Forage management to improve on-farm feed production, nitrogen fluxes and greenhouse gas emissions from dairy systems in a wet temperate region

Abstract

Improving forage cropping systems and grasslands are key factors to enhance on-farm resources and sustainability in wet temperate regions of North Spain, contributing to the preservation of associated ecosystem services. This study evaluates the potential of agronomic field management for mitigating greenhouse gas emissions (GHG) and enhancing nitrogen (N) fluxes that can support an increase in on-farm forage resources, thus reducing the dependency on external inputs (fertilizers and feed products). A survey conducted in a weighted sample of 40 dairy farms in Cantabria showed four characteristic forage systems according to field management based on grazing, zero-grazing, conserved forages and growth of maize. The semi-dynamic whole farm model FarmAC was used to characterize a model farm representing an average farm in each of the forage systems including field area and use, number of cows and heifers, diet, milk yield and slurry management. The model was applied to simulate carbon (C) and N fluxes at the farm level, and to calculate feed balances, GHG emissions and the N surplus. Farms were simulated under current forage management (baseline) and under scenarios of enhanced forage production. Milk yield, the balance between forage production and consumption in the animal diet, and between manure generation and application in the field, were used as reference for accepting model simulations.
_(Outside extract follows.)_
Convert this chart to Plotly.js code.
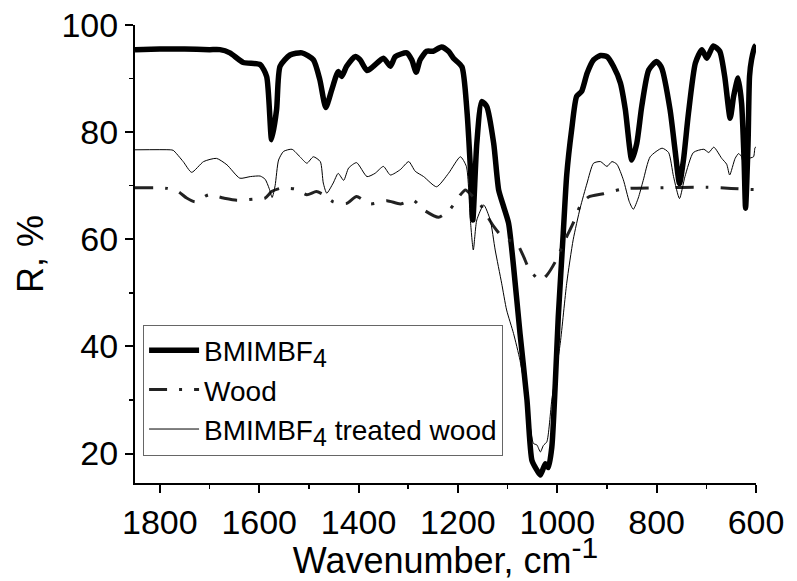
<!DOCTYPE html>
<html>
<head>
<meta charset="utf-8">
<script src="https://cdn.plot.ly/plotly-3.0.1.min.js"></script>
<style>html,body{margin:0;padding:0;background:#fff}#chart{width:797px;height:581px}</style>
</head>
<body>
<div id="chart"></div>
<script>
// BMIMBF4 (thick)
const wnIL = [1850,1800,1750,1700,1679,1659,1632,1598,1585,1575,1565,1558,1538,1514,1491,1478,1466,1454,1441,1434,1424,1407,1397,1383,1370,1350,1336,1326,1303,1293,1284,1276,1263,1250,1233,1219,1209,1192,1182,1174,1170,1162,1152,1142,1128,1118,1108,1098,1088,1075,1061,1051,1041,1034,1024,1018,1011,1004,998,988,981,971,961,951,940,927,913,900,887,873,863,850,840,830,816,800,790,773,763,754,746,736,722,709,699,686,673,663,652,645,636,629,624,621,616,613,609,602,600];
const rIL = [95.4,95.5,95.5,95.4,95.4,94.8,93.0,92.6,90.4,78.6,84.2,92.3,94.4,94.8,93.5,89.8,84.6,87.9,91.3,90.4,92.3,94.1,93.5,91.5,92.3,93.8,92.3,94.1,94.8,93.5,91.2,93.5,95.1,95.1,95.9,95.1,93.8,92.2,84.2,71.7,63.6,77.9,85.7,84.8,77.9,69.2,66.1,63.0,54.9,42.4,30.0,18.7,16.9,16.0,18.1,17.4,21.2,33.1,45.5,61.1,72.0,80.5,86.7,87.6,91.0,93.5,94.3,94.1,92.3,89.2,84.2,74.8,77.9,84.8,91.6,93.2,92.0,84.2,76.7,70.4,74.8,83.5,92.9,95.4,93.8,96.1,95.1,90.4,82.6,86.7,90.1,85.4,74.8,65.8,77.9,90.4,93.5,96.0,96.2];

// Wood (dash-dot)
const wnWood = [1850,1800,1786,1763,1746,1729,1702,1672,1645,1612,1588,1575,1558,1528,1504,1485,1470,1451,1424,1404,1377,1343,1316,1290,1269,1239,1216,1195,1185,1170,1155,1142,1128,1108,1082,1068,1056,1034,1021,1004,981,968,954,937,907,873,853,800,700,650,602,600];
const rWood = [69.6,69.6,69.5,68.9,67.7,67.0,68.3,67.7,67.3,67.5,67.7,68.9,69.5,69.4,68.3,68.9,68.3,67.0,66.7,68.0,66.6,67.2,66.6,67.3,65.5,64.1,65.6,68.3,69.2,68.0,66.5,64.5,62.4,60.2,59.3,56.8,54.3,52.3,53.3,55.8,60.5,63.0,66.2,67.9,68.5,69.3,69.5,69.6,69.7,69.5,69.3,69.4];

// BMIMBF4 treated wood (thin)
const wnTW = [1850,1779,1773,1753,1736,1712,1686,1665,1639,1618,1598,1588,1580,1574,1568,1561,1551,1534,1518,1504,1491,1477,1471,1464,1451,1441,1430,1420,1404,1383,1367,1350,1336,1316,1299,1286,1269,1243,1219,1195,1183,1175,1169,1162,1148,1135,1125,1112,1102,1088,1075,1061,1048,1041,1034,1028,1021,1011,994,981,968,954,940,927,913,900,890,880,867,855,847,837,827,813,789,776,766,754,743,726,705,695,685,669,659,653,642,635,629,624,620,616,605,602,600];
const rTW = [76.7,76.7,76.6,74.5,72.5,74.5,75.1,73.9,71.4,71.7,71.8,71.2,69.5,67.8,70.0,74.8,76.4,76.8,75.4,74.2,75.4,74.5,70.5,68.6,70.5,72.3,71.0,73.3,74.3,71.7,72.3,73.6,72.0,73.0,74.5,72.7,71.7,69.8,72.3,75.4,73.6,63.6,58.0,63.6,66.4,63.6,58.0,51.8,46.8,42.4,37.4,30.0,21.9,21.6,20.3,21.5,22.2,30.0,40.6,51.8,59.9,65.8,70.5,74.2,74.5,73.6,74.5,74.0,71.1,67.0,65.6,67.7,71.0,75.4,77.0,76.2,71.7,67.6,71.7,76.2,76.8,76.2,77.2,75.1,74.0,72.0,75.1,76.0,75.4,73.0,72.0,75.0,75.4,77.1,77.2];

const sub4 = '<sub><span style="font-size:25px">4</span></sub>';
const names = ['BMIMBF' + sub4, 'Wood', 'BMIMBF' + sub4 + ' treated wood'];
const xTicks = [1800,1600,1400,1200,1000,800,600];
const yTicks = [20,40,60,80,100];

const font = 'Liberation Sans, Arial, sans-serif';
const traces = [
  {x: wnIL, y: rIL, name: names[0], type: 'scatter', mode: 'lines',
   line: {color: '#000', width: 5.5, shape: 'spline', smoothing: 0.6}},
  {x: wnWood, y: rWood, name: names[1], type: 'scatter', mode: 'lines',
   line: {color: '#222', width: 3, dash: '18px,12px,3px,12px', shape: 'spline', smoothing: 0.6}},
  {x: wnTW, y: rTW, name: names[2], type: 'scatter', mode: 'lines',
   line: {color: '#000', width: 1, shape: 'spline', smoothing: 0.6}}
];

const layout = {
  width: 797, height: 581,
  margin: {l: 135, r: 41, t: 25, b: 98},
  paper_bgcolor: '#fff', plot_bgcolor: '#fff',
  font: {family: font, color: '#000'},
  showlegend: true,
  legend: {x: 0.013, y: 0.06, xanchor: 'left', yanchor: 'bottom',
           bgcolor: '#fff', bordercolor: '#666', borderwidth: 1,
           font: {family: font, size: 28, color: '#000'},
           itemwidth: 50, tracegroupgap: 0},
  xaxis: {
    range: [1850, 600], tickvals: xTicks, ticktext: xTicks.map(String),
    showgrid: false, zeroline: false, showline: true, linecolor: '#000', linewidth: 2,
    ticks: 'outside', ticklen: 8, tickwidth: 2, tickcolor: '#000',
    tickfont: {family: font, size: 34, color: '#000'},
    minor: {dtick: 100, tick0: 0, ticks: 'outside', ticklen: 4, tickwidth: 1.5, tickcolor: '#000', showgrid: false},
    title: {text: 'Wavenumber, cm<sup><span style="font-size:30px">-1</span></sup>', font: {family: font, size: 36, color: '#000'}, standoff: 11}
  },
  yaxis: {
    range: [14.5, 100], tickvals: yTicks, ticktext: yTicks.map(String),
    showgrid: false, zeroline: false, showline: true, linecolor: '#000', linewidth: 2,
    ticks: 'outside', ticklen: 8, tickwidth: 2, tickcolor: '#000',
    tickfont: {family: font, size: 34, color: '#000'},
    minor: {dtick: 10, tick0: 0, ticks: 'outside', ticklen: 4, tickwidth: 1.5, tickcolor: '#000', showgrid: false},
    title: {text: 'R, %', font: {family: font, size: 36, color: '#000'}, standoff: 7}
  }
};

Plotly.newPlot('chart', traces, layout, {displayModeBar: false, staticPlot: true});
</script>
</body>
</html>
The results from the scenarios indicate that increasing forage productivity, not only reduces the external dependence for feeding animals, but also would have a clear potential for mitigating yield-scaled farm GHG emissions. However, this potential appears to have a limit when N surplus exceeds a threshold value. Rotational grass-clover would have additional benefits in terms of reduced N fertilizer costs and soil carbon enhancement.